Though the journey in Winterreise is terminal, it is still young man's music. Ernst Haefliger sang it many years ago. Now he sounds every bit his age; his singing on Saturday was a testimonial to his technique, but it was effortful and strained in a way that added little to the expression of the songs and could only prompt regret and sadness at the loss of a voice.

Weary of the world the march-like opening song may be, but not feeble, surely. The threadbare quality of Haefliger's tone did not bode well for the 23 songs to follow, yet it has to be said that, while he did not promise much, he didn't fall far below his opening form either; he stayed the course.
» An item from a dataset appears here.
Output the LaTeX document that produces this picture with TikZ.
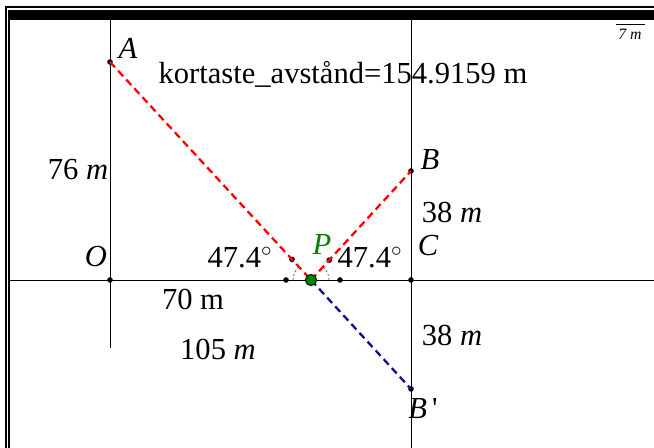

The last line of "Die Wetterfahne" sounded a bit approximate and the energetic contours of "Rast", requiring nimble negotiation, sounded arduous. Yet the wide spans of "Wasserflut" were firmly measured and each time you expected the voice to crack or fail on its final ascending semitone, it hit the note truly.

Quiet songs in Winterreise far outnumber loud ones, and you could argue that Haefliger's bluster in "Der sturmische Morgen" was true to the song's character. Yet sometimes he projected none too distinctly in the gentler songs - "Der Wegweiser" all but disappeared. Andreas appeared undaunted by any of this. He could hardly have been too soft much of the time, yet to his credit, he never sounded merely deferential. He showed an easy flexibility in "Die Krahe" and an appropriately fluttering freedom in "Letzte Hoffnung", in which hope is pinned to a fallen leaf. In the final dirge of "Der Leiermann" (The Hurdy-gurdy Man), both father and son relaxed and underlined points broadly; this was not the austere interpretation one often hears, but it had a spacious, conclusive quality.

There was just one, appropriately chosen, encore - Schubert's Im Abendrot. Ernst Haefliger obviously found its quietly sustained quality difficult to achieve and the effect was tense rather than calm. If it's a pity we haven't heard him in London for so long, it's also a pity he didn't make his farewell sooner.